First we picked them up from where they were dropped by the baler out in the field and threw them up onto the hay wagon, where they were caught and stacked by someone else. After being transported to the barn, they were tossed back off the hay wagon down to someone who would load them onto a conveyer belt that took them up to the hay loft. In the loft, we caught them as they came off the conveyer and stacked them as neatly and as high as we could.
This was inevitably done on the hottest day of August while wearing long pants and a long sleeved shirt to protect one's flesh from the sharp hay. It was and ugly job, but it had to be done. Gads we got tired and dirty!
You will understand then why I have so much fun watching a load of hay being delivered and unloaded for me these days, especially since the monster bales we buy now weigh several HUNDRED pounds each! A load came in this morning and I managed to catch the end of the process with my camera.
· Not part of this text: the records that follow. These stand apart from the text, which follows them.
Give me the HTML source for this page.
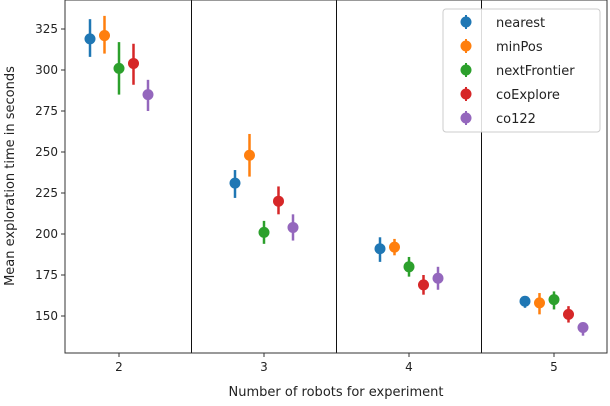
<!DOCTYPE html>
<html><head><meta charset="utf-8"><style>
body{margin:0;background:#fff;font-family:"DejaVu Sans","Liberation Sans",sans-serif;}
svg text{font-family:"DejaVu Sans","Liberation Sans",sans-serif;fill:#222;}
</style></head><body>
<svg id="chart" width="610" height="402"></svg>
<script>
const categories=[2,3,4,5];
const seriesNames=["nearest","minPos","nextFrontier","coExplore","co122"];
const colors=["#1f77b4","#ff7f0e","#2ca02c","#d62728","#9467bd"];
const means=[[319,231,191,159],[321,248,192,158],[301,201,180,160],[304,220,169,151],[285,204,173,143]];
const lows=[[308,222,183,155],[310,235,187,151],[285,194,174,154],[291,212,163,146],[275,196,166,138]];
const highs=[[331,239,198,162],[333,261,197,164],[317,208,186,165],[316,229,175,156],[294,212,180,146]];
const yTicks=[150,175,200,225,250,275,300,325];
const NS="http://www.w3.org/2000/svg";
const svg=document.getElementById('chart');
const X=v=>119+(v-2)*145;
const Y=v=>316-(v-150)*1.64;
function mk(t,a,p){const e=document.createElementNS(NS,t);for(const k in a)e.setAttribute(k,a[k]);(p||svg).appendChild(e);return e;}
const L=65,R=607,T=0,B=353;
for(const d of [2.5,3.5,4.5]){const l=mk('line',{x1:X(d),x2:X(d),y1:T,y2:B,stroke:'#111','stroke-width':1});

}
const fr=mk('rect',{x:L,y:T,width:R-L,height:B-T,fill:'none',stroke:'#333','stroke-width':1});


yTicks.forEach(v=>{const y=Y(v);mk('line',{x1:L-4,x2:L,y1:y,y2:y,stroke:'#333'});
const t=mk('text',{x:L-7,y:y+4,'text-anchor':'end','font-size':12});t.textContent=v;

});
categories.forEach(c=>{const x=X(c);mk('line',{x1:x,x2:x,y1:B,y2:B+4,stroke:'#333'});
const t=mk('text',{x:x,y:B+18,'text-anchor':'middle','font-size':12});t.textContent=c;

});
const xt=mk('text',{x:336,y:396,'text-anchor':'middle','font-size':13});xt.textContent='Number of robots for experiment';


const yt=mk('text',{x:0,y:0,'text-anchor':'middle','font-size':13,transform:'translate(14,176) rotate(-90)'});yt.textContent='Mean exploration time in seconds';


seriesNames.forEach((s,i)=>{const off=(i-2)*0.1;
categories.forEach((c,j)=>{const x=X(c+off);
const e=mk('line',{x1:x,x2:x,y1:Y(lows[i][j]),y2:Y(highs[i][j]),stroke:colors[i],'stroke-width':2.5});


const p=mk('circle',{cx:x,cy:Y(means[i][j]),r:5.5,fill:colors[i]});

});});
const lg=mk('g',{});


mk('rect',{x:443,y:9,width:157,height:123,rx:3,fill:'#fff','fill-opacity':0.85,stroke:'#ccc'},lg);
seriesNames.forEach((s,i)=>{const y=22+i*24;
const g=mk('g',{},lg);


mk('line',{x1:466,x2:466,y1:y-7,y2:y+7,stroke:colors[i],'stroke-width':2},g);
mk('circle',{cx:466,cy:y,r:5.5,fill:colors[i]},g);
const t=mk('text',{x:496,y:y+5,'font-size':13},g);t.textContent=s;});
</script>
</body></html>
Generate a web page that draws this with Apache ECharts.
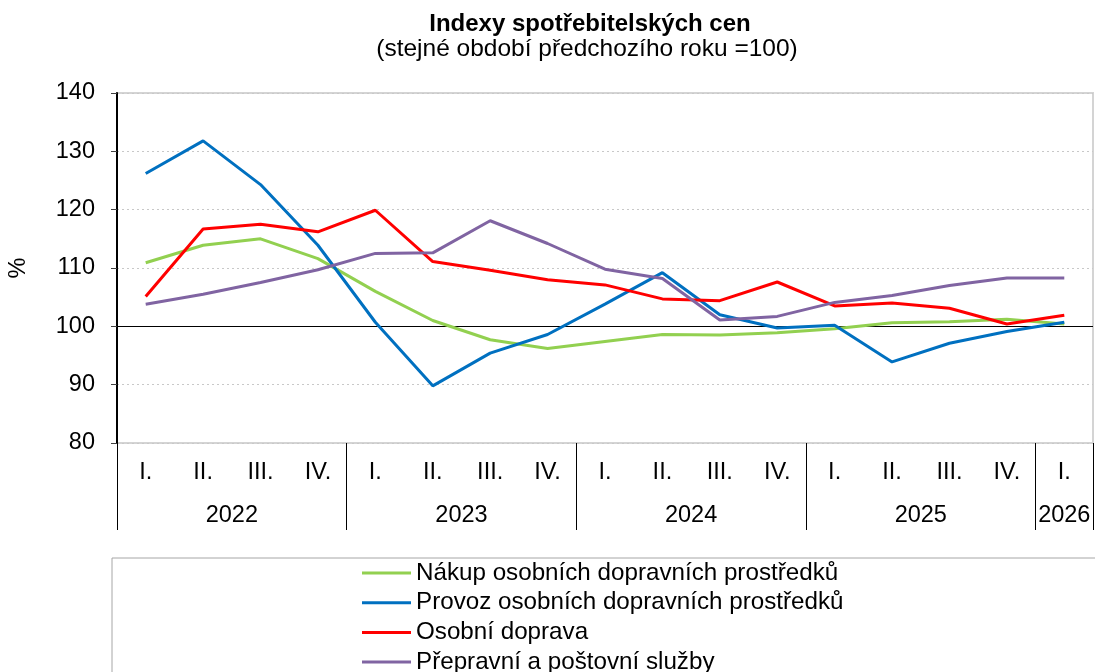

I think the drivers thought I was nuts -- it was foggy, damp, and COLD out there!
These are the last 18 bales left on the trailer. Just look at the size of those babies!
That's the "Squeeze". I love that machine. The driver takes aim with those long arms at the base of the stack he wants to remove from the trailer, and...
...Carefully now! ...he scoops up 6 bales...
...backs carefully away from the truck, and then sets them down.
He drives to the other edge of the stack to get a good grip on the long edges, pinches those big mechanical arms together and lifts one more time...
for one last trip into the hay barn. Each trip takes about 3 or 4 minutes at most.
Wasn't that easy? If I had had any sense I would have watched the whole thing from inside the house with a last cup of coffee in my hand, but I wouldn't have been able to take very good pictures that way.